Determine how many lines contain the string "this", then reply with that figure only.

Data entries

>>>

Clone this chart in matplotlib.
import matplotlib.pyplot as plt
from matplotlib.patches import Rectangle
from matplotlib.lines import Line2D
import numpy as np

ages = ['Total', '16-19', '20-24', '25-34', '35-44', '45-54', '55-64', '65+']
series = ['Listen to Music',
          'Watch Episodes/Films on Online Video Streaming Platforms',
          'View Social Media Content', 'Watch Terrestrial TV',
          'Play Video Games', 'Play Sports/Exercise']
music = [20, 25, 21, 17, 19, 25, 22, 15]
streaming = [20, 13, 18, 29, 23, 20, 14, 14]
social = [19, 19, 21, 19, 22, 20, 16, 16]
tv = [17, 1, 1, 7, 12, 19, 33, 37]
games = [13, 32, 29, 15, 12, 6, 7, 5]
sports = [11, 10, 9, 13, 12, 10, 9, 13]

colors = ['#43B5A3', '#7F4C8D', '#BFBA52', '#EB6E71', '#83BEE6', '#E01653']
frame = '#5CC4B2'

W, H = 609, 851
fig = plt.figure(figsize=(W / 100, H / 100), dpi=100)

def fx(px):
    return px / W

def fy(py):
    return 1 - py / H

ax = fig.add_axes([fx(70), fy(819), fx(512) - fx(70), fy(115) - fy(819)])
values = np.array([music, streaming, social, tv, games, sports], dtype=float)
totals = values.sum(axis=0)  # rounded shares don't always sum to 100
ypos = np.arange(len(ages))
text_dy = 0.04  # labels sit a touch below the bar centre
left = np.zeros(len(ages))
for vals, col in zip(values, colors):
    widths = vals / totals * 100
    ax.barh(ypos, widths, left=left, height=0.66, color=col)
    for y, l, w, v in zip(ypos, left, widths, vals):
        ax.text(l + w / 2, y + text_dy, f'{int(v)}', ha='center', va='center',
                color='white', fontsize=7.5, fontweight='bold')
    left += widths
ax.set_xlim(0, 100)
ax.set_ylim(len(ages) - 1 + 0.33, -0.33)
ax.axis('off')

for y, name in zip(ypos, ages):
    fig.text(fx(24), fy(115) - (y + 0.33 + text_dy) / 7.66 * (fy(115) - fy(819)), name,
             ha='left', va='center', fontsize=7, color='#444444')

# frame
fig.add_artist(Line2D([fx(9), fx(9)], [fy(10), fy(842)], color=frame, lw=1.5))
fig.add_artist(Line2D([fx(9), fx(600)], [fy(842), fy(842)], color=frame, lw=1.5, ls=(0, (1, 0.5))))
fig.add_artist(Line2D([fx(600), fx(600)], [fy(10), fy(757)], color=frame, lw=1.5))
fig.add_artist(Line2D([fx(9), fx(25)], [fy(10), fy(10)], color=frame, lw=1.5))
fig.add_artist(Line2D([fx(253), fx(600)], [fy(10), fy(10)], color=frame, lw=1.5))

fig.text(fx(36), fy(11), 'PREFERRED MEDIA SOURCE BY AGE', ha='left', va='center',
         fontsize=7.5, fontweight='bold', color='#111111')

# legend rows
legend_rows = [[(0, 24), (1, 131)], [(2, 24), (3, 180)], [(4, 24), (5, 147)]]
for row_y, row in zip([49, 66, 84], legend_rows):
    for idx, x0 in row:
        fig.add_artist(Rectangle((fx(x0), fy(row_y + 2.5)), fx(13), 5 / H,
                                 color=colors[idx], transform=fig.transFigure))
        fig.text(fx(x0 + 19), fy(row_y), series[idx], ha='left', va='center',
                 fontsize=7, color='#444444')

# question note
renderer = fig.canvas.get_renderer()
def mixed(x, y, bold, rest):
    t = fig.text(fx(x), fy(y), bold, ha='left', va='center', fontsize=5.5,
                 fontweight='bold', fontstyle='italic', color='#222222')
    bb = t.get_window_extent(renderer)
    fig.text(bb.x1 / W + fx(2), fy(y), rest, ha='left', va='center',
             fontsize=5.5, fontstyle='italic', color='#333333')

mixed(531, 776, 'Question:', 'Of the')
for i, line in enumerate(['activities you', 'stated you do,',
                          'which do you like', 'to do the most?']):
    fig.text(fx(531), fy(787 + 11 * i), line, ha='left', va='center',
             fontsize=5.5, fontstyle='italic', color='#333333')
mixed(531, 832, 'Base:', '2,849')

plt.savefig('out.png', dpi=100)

<<<
>>>

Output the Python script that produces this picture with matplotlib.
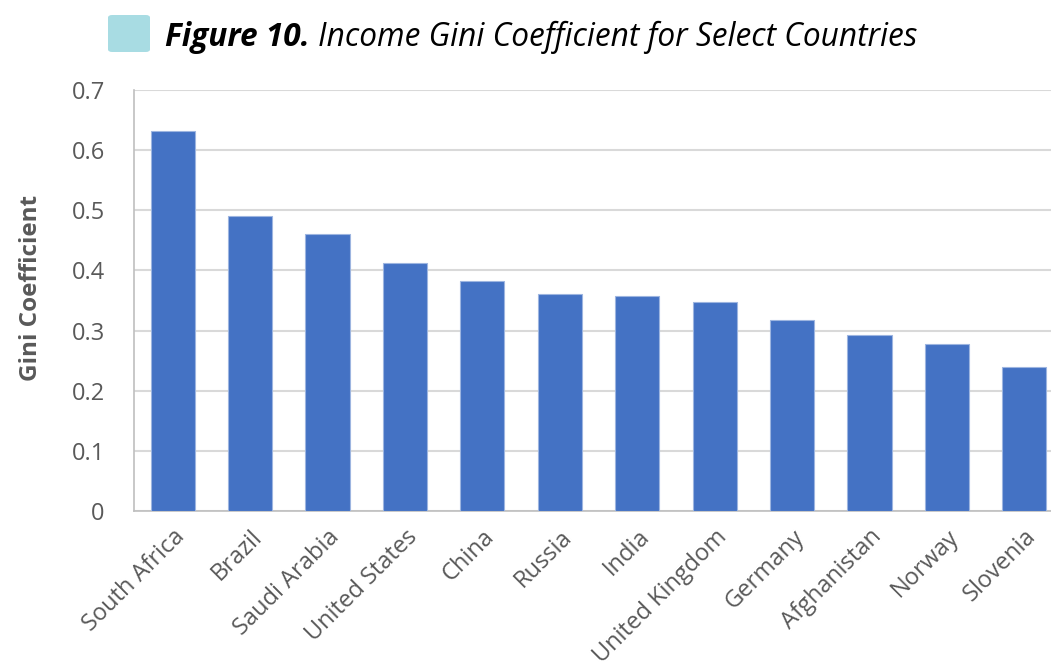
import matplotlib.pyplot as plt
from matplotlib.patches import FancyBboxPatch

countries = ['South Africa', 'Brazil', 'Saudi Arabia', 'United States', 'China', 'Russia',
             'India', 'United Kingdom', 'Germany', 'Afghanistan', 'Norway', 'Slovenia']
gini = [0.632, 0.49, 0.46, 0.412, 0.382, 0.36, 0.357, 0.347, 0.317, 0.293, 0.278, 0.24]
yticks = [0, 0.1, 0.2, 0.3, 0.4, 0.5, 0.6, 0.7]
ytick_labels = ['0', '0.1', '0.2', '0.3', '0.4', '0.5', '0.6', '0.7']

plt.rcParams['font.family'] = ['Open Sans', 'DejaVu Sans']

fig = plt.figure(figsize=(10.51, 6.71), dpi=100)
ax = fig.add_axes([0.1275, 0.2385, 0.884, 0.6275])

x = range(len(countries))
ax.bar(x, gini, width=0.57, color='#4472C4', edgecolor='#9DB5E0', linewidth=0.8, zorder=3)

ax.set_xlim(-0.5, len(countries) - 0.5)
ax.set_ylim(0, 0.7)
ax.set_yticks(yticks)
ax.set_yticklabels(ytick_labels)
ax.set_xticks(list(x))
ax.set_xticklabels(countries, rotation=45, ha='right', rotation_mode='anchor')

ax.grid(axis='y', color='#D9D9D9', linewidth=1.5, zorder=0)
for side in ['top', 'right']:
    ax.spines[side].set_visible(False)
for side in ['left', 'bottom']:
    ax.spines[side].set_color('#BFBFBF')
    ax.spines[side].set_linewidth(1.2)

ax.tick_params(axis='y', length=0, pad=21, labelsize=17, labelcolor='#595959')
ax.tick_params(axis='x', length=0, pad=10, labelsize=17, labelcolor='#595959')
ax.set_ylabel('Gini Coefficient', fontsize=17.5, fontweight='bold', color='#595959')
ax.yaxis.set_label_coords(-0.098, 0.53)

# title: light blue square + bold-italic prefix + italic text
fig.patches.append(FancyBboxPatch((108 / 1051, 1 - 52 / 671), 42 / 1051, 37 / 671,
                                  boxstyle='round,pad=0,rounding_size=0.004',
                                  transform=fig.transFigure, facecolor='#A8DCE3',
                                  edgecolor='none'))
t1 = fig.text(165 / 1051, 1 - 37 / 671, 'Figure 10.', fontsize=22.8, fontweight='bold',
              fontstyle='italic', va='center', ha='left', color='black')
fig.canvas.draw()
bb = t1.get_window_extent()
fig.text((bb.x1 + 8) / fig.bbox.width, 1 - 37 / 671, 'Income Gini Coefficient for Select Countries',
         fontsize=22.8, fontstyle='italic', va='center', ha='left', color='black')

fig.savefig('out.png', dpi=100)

<<<
>>>

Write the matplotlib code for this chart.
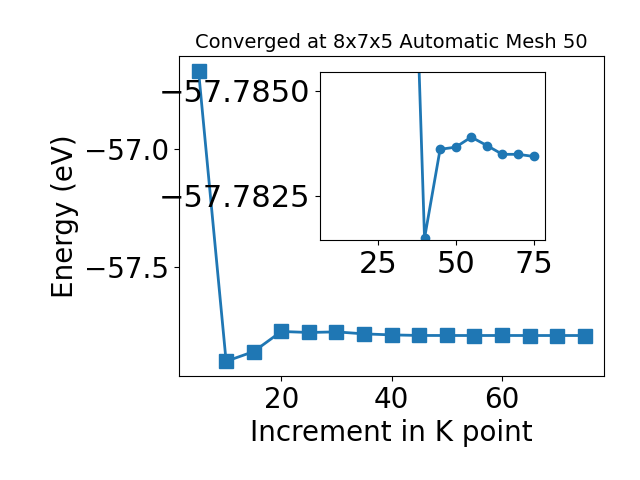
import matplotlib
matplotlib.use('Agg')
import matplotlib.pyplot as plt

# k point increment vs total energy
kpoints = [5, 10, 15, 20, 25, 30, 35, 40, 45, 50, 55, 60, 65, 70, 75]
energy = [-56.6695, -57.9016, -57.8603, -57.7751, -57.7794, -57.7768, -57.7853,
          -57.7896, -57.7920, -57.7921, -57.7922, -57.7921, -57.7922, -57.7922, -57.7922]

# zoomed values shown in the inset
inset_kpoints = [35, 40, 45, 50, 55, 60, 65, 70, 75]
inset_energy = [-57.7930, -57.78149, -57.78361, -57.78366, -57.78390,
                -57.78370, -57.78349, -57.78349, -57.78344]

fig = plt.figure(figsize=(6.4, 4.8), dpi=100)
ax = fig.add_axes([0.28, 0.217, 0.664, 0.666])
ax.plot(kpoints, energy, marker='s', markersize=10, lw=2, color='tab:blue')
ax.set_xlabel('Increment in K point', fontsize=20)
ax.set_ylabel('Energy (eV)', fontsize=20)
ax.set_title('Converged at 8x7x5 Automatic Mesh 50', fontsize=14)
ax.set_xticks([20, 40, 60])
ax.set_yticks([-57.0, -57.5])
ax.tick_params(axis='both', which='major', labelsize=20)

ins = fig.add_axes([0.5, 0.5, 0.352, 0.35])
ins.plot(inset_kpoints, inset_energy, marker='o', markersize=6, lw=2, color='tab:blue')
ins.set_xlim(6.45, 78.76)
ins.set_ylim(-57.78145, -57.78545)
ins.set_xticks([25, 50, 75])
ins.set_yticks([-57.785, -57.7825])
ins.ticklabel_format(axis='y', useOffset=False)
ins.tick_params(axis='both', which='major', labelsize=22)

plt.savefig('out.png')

<<<

Exercise response
3